> _Directions for this task_
Restate each line of the listing exactly, without carrying over any pictures.

** begin **

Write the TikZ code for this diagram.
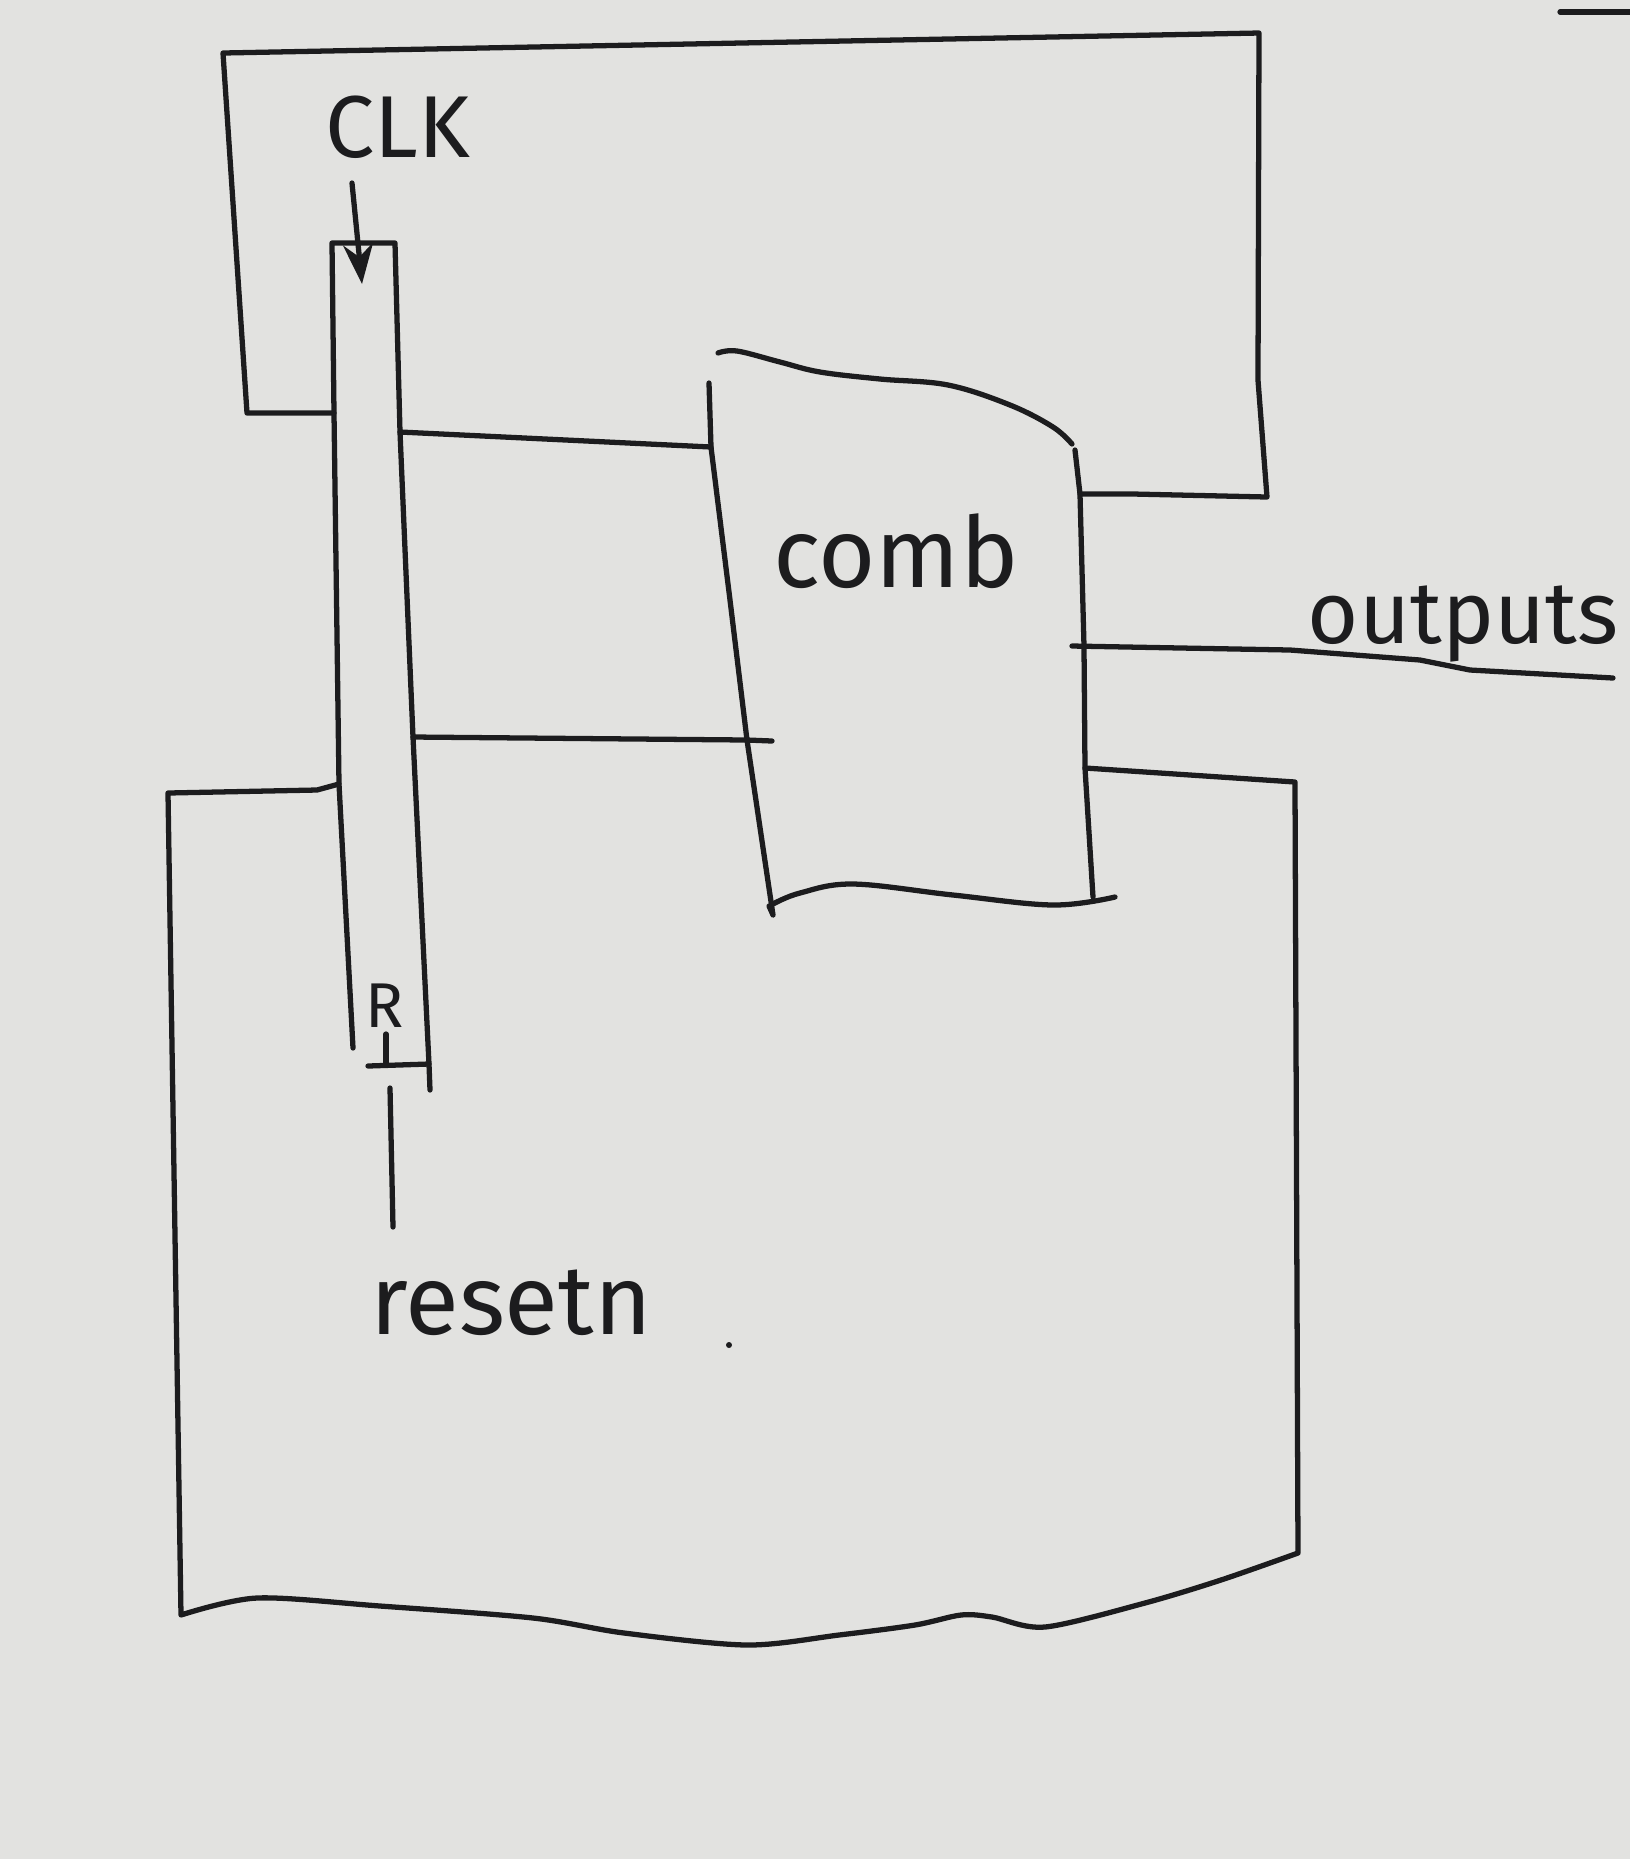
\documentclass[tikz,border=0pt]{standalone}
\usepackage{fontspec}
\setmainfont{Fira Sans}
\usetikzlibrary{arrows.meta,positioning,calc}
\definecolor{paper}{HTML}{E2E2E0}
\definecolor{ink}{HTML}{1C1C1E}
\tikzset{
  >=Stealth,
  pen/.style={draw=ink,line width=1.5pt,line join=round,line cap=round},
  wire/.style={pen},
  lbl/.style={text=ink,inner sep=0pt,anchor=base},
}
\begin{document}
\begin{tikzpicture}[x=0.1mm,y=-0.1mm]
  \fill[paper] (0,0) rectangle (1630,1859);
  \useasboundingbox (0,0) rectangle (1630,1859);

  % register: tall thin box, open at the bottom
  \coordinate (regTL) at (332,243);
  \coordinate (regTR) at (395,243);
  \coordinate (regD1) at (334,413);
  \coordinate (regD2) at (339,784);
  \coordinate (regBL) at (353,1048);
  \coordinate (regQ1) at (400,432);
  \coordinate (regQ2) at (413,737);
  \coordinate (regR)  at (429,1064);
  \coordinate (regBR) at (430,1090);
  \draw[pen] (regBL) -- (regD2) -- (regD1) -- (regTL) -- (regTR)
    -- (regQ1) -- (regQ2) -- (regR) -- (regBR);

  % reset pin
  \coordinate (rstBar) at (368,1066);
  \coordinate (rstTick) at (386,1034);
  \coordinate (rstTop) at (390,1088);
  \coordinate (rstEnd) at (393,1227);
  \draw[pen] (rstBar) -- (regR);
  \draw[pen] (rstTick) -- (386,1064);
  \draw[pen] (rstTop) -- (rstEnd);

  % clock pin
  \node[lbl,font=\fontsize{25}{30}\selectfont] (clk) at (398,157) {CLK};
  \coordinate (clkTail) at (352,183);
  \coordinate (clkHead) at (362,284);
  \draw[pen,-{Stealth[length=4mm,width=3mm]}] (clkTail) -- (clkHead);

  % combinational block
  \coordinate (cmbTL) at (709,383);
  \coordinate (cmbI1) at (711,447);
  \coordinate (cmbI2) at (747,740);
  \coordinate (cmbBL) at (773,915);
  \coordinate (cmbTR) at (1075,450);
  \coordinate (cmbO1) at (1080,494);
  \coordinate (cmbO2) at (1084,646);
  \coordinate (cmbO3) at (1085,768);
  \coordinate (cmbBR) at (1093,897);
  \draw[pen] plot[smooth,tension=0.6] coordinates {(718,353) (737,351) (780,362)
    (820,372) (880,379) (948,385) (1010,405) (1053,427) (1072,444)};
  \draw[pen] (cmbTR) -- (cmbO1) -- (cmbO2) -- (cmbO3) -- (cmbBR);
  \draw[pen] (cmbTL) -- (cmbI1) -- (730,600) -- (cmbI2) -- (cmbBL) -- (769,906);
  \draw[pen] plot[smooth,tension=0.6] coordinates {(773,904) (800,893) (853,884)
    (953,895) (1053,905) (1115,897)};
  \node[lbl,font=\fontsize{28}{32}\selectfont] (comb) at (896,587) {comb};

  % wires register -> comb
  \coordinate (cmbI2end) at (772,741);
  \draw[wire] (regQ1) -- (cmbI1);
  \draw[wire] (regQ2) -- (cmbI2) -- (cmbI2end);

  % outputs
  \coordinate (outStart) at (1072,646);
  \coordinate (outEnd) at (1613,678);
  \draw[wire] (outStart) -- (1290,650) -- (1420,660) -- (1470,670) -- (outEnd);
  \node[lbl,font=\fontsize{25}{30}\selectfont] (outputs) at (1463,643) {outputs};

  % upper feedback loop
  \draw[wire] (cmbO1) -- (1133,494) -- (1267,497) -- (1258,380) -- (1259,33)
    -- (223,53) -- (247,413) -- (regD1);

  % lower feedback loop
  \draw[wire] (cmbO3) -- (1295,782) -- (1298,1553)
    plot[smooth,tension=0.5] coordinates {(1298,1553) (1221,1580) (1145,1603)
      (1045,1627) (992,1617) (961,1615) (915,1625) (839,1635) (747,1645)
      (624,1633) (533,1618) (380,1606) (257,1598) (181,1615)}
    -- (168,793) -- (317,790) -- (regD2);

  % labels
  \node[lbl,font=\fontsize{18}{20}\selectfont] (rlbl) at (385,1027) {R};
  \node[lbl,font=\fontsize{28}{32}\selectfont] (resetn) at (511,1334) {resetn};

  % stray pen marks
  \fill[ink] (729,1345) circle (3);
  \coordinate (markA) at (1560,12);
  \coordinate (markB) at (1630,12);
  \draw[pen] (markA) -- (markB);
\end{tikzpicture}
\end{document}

** end **

> _Finished answer_
Write the TikZ code for this diagram.
\documentclass[tikz,border=0pt]{standalone}
\usepackage{fontspec}
\setmainfont{Fira Sans}
\usetikzlibrary{arrows.meta,positioning,calc}
\definecolor{paper}{HTML}{E2E2E0}
\definecolor{ink}{HTML}{1C1C1E}
\tikzset{
  >=Stealth,
  pen/.style={draw=ink,line width=1.5pt,line join=round,line cap=round},
  wire/.style={pen},
  lbl/.style={text=ink,inner sep=0pt,anchor=base},
}
\begin{document}
\begin{tikzpicture}[x=0.1mm,y=-0.1mm]
  \fill[paper] (0,0) rectangle (1630,1859);
  \useasboundingbox (0,0) rectangle (1630,1859);

  % register: tall thin box, open at the bottom
  \coordinate (regTL) at (332,243);
  \coordinate (regTR) at (395,243);
  \coordinate (regD1) at (334,413);
  \coordinate (regD2) at (339,784);
  \coordinate (regBL) at (353,1048);
  \coordinate (regQ1) at (400,432);
  \coordinate (regQ2) at (413,737);
  \coordinate (regR)  at (429,1064);
  \coordinate (regBR) at (430,1090);
  \draw[pen] (regBL) -- (regD2) -- (regD1) -- (regTL) -- (regTR)
    -- (regQ1) -- (regQ2) -- (regR) -- (regBR);

  % reset pin
  \coordinate (rstBar) at (368,1066);
  \coordinate (rstTick) at (386,1034);
  \coordinate (rstTop) at (390,1088);
  \coordinate (rstEnd) at (393,1227);
  \draw[pen] (rstBar) -- (regR);
  \draw[pen] (rstTick) -- (386,1064);
  \draw[pen] (rstTop) -- (rstEnd);

  % clock pin
  \node[lbl,font=\fontsize{25}{30}\selectfont] (clk) at (398,157) {CLK};
  \coordinate (clkTail) at (352,183);
  \coordinate (clkHead) at (362,284);
  \draw[pen,-{Stealth[length=4mm,width=3mm]}] (clkTail) -- (clkHead);

  % combinational block
  \coordinate (cmbTL) at (709,383);
  \coordinate (cmbI1) at (711,447);
  \coordinate (cmbI2) at (747,740);
  \coordinate (cmbBL) at (773,915);
  \coordinate (cmbTR) at (1075,450);
  \coordinate (cmbO1) at (1080,494);
  \coordinate (cmbO2) at (1084,646);
  \coordinate (cmbO3) at (1085,768);
  \coordinate (cmbBR) at (1093,897);
  \draw[pen] plot[smooth,tension=0.6] coordinates {(718,353) (737,351) (780,362)
    (820,372) (880,379) (948,385) (1010,405) (1053,427) (1072,444)};
  \draw[pen] (cmbTR) -- (cmbO1) -- (cmbO2) -- (cmbO3) -- (cmbBR);
  \draw[pen] (cmbTL) -- (cmbI1) -- (730,600) -- (cmbI2) -- (cmbBL) -- (769,906);
  \draw[pen] plot[smooth,tension=0.6] coordinates {(773,904) (800,893) (853,884)
    (953,895) (1053,905) (1115,897)};
  \node[lbl,font=\fontsize{28}{32}\selectfont] (comb) at (896,587) {comb};

  % wires register -> comb
  \coordinate (cmbI2end) at (772,741);
  \draw[wire] (regQ1) -- (cmbI1);
  \draw[wire] (regQ2) -- (cmbI2) -- (cmbI2end);

  % outputs
  \coordinate (outStart) at (1072,646);
  \coordinate (outEnd) at (1613,678);
  \draw[wire] (outStart) -- (1290,650) -- (1420,660) -- (1470,670) -- (outEnd);
  \node[lbl,font=\fontsize{25}{30}\selectfont] (outputs) at (1463,643) {outputs};

  % upper feedback loop
  \draw[wire] (cmbO1) -- (1133,494) -- (1267,497) -- (1258,380) -- (1259,33)
    -- (223,53) -- (247,413) -- (regD1);

  % lower feedback loop
  \draw[wire] (cmbO3) -- (1295,782) -- (1298,1553)
    plot[smooth,tension=0.5] coordinates {(1298,1553) (1221,1580) (1145,1603)
      (1045,1627) (992,1617) (961,1615) (915,1625) (839,1635) (747,1645)
      (624,1633) (533,1618) (380,1606) (257,1598) (181,1615)}
    -- (168,793) -- (317,790) -- (regD2);

  % labels
  \node[lbl,font=\fontsize{18}{20}\selectfont] (rlbl) at (385,1027) {R};
  \node[lbl,font=\fontsize{28}{32}\selectfont] (resetn) at (511,1334) {resetn};

  % stray pen marks
  \fill[ink] (729,1345) circle (3);
  \coordinate (markA) at (1560,12);
  \coordinate (markB) at (1630,12);
  \draw[pen] (markA) -- (markB);
\end{tikzpicture}
\end{document}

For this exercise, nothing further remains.